Bahādur Shāh

Bahādur Shāh Pays Homage to His Ancestors

Leaf from the Read Mughal Album

Mughal
ca. 1707–12
415 x 278 mm

Purchased by Pierpont Morgan, 1911

MS M.458.27
Item description: 

The Mughal rulers adopted the Hindu custom of appearing to their subjects in a special audience window called the jharoka. In this rare version of the theme, however, it is not the reigning monarch who appears in the window but his ancestor. In a similar miniature in the Victoria and Albert Museum, London, the man before the window is identified as Bahādur Shāh (r. 1707–12), son and successor of Aurangzeb (r. 1658–1707), likely the figure depicted in the window. The dynastic link goes even further back, as the latter's turban is of central Asian origin and thus associated with his primogenitor, Bābur, founder of the dynasty. The goat and reclining lion depicted below the window suggest a reign of peace and justice as well as the enduring majesty of Mughal rule from Bābur to Bahādur Shāh.

Exhibition section: 

The Read Mughal Album
Pierpont Morgan purchased the Read Mughal album, along with a Persian album, from Sir Charles Hercules Read, Keeper of British and Medieval Antiquities at the British Museum, in 1911. The Morgan purchase consisted of thirty folios (including both Indian miniatures and the Mughal portraits presented here), but Read owned at least forty-eight others, now widely dispersed.

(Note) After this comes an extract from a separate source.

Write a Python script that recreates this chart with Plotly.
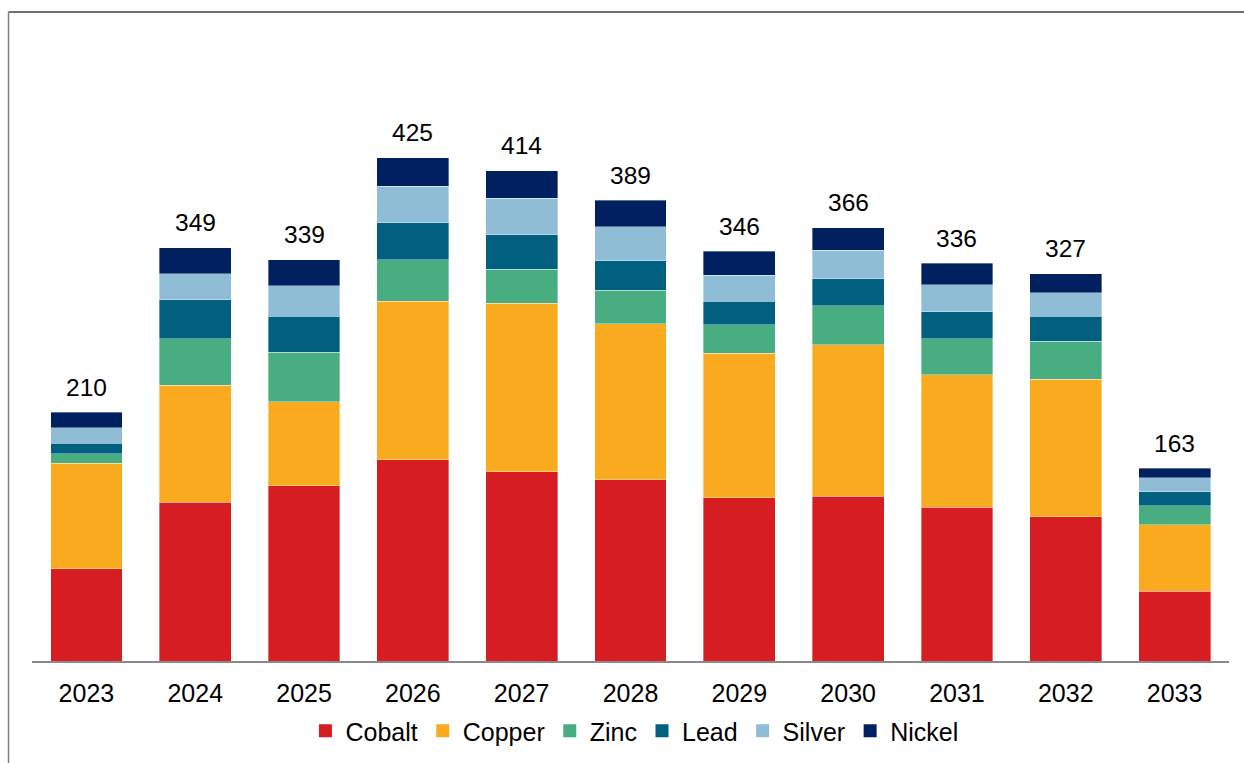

The leaves were probably once bound in several lacquered bindings. The identity of their compiler has not been established, but many borders date from the eighteenth and nineteenth centuries. The Mughal emperors of India commissioned biographies and were frequently portrayed by artists. Here the paintings are presented in the order of the emperor's reigns rather than the dates of the miniatures, starting with Bābur (r. 1526–30), the Muslim founder of the dynasty, and ending with Shāh Jahān (r. 1628–58), builder of the Taj Mahal.